Lead Free Solder

Reliability of Lead Free Solder

Summary A predictive model of lead-free solder joint reliability is being developed based on empirical experimentation of a manufacturing process. The current manufacturing status in relation to the usage, constraints, defect rates and reliability problems associated with the use of a lead-free solder process. A predictive model for the reliability of lead free solder joints based on joint characteristics, solder technology and characteristics of the manufacturing reflow process. Finally the resulting predictive model for solder joint reliability will be integrated with manufacturing process simulated data. This is part of a larger ATRP project involving the NMCR (UCC) and UL.

The Research Team

Dr. John Donovan Principal Researcher Department of Engineering, IT, Sligo. Mr. Shane O’Neill Research Student Department of Engineering, IT, Sligo.

Background

Comparatively little is known of the reliability characteristics of lead-free soldering. It is not possible to simply substitute a lead-free solder into an existing lead based solder process. Higher reflow temperatures are required for lead-free soldering and the effect this has on component reliability is unknown. Interface issues also become a concern as some lead-free alloys have a greater tendency to dissolve copper than others. Lead-free soldering requires alternative component surface metallizations, flux composition, and alternative PCB materials. All these factors leads to unknown reliability characteristics of the final solder joint.

Project Details

To determine the current manufacturing status in relation to the usage, constraints, defect rates and reliability problems associated with the use of a lead-free solder process.

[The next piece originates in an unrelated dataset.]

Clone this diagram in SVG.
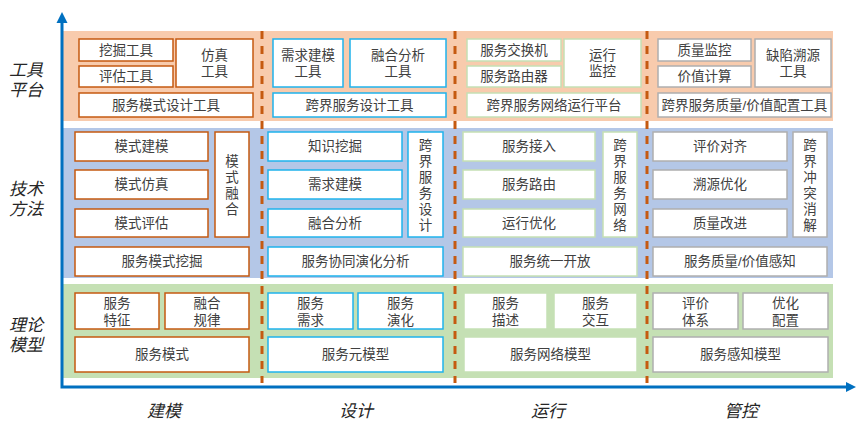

To develop a predictive model for the reliability of lead-free solder joints based on joint characteristics, solder technology and characteristics of the manufacturing reflow process. This work will be conducted on the AMT manufacturing line in the University of Limerick and will involve extensive experimental design work. Screening designs will initially be utilised to identify the appropriate factors for detailed experimentation.

To integrate the resulting predictive model for solder joint reliability with the simulation and stress analysis results developed by UL using finite element analysis. This will provide a more detailed and comprehensive reliability model.

To validate the results achieved from the predictive reliability model with the reliability results achieved from a volume manufacturing process. Field failure returns will be analysed and a model comparison will be conducted.